ECLI:NL:RBMID:2002:AE1962
Rechtbank Middelburg
- Raadkamer
- A.M.P. Gaakeer
- W.P.M. ter Berg
- R.C.M. Reinarz
- Rechtspraak.nl
Afwijzing vordering nieuwe termijn voor vervolging in Opiumwet-zaak
In deze beschikking van de Rechtbank Middelburg, gedateerd 23 april 2002, werd de vordering van de officier van justitie om een nieuwe termijn voor vervolging te stellen afgewezen. De vordering was ingediend op 29 maart 2002 en betrof een verdachte die werd verdacht van het medeplegen van opzettelijke overtreding van de Opiumwet, specifiek hennepkweek. De rechtbank overwoog dat het algemeen belang niet dringend vorderde dat een nieuwe termijn werd gesteld, aangezien het feit niet zodanig bijzonder of ernstig was dat dit noodzakelijk was. De rechtbank stelde vast dat de officier van justitie niet binnen de wettelijk gestelde termijn van twee maanden na het sluiten van het gerechtelijk vooronderzoek een vervolgingsbeslissing had genomen, wat in strijd was met artikel 244 lid 1 van het Wetboek van Strafvordering.
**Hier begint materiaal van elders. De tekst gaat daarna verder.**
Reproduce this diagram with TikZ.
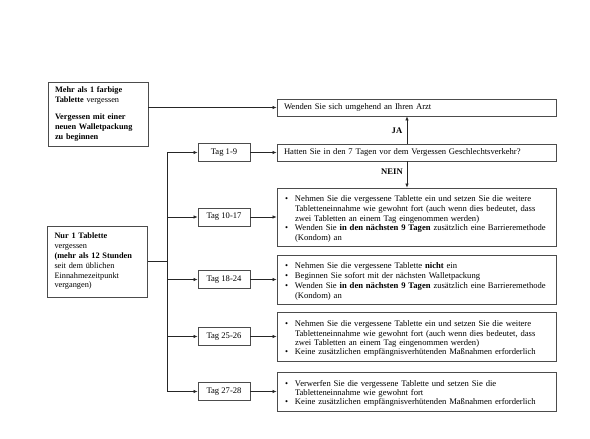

De rechtbank benadrukte dat het belang van de verdachte om binnen een redelijke termijn te vernemen of hij verder zou worden vervolgd, zwaarder weegt dan het vervolgingsbelang, tenzij het algemeen belang dringend om vervolging vraagt. In dit geval was de aangetroffen hennepkwekerij niet van een zodanige ernst dat dit het stellen van een nieuwe termijn rechtvaardigde. De beschikking werd uitgesproken door de meervoudige raadkamer voor strafzaken, bestaande uit de voorzitter en twee rechters, in aanwezigheid van de griffier.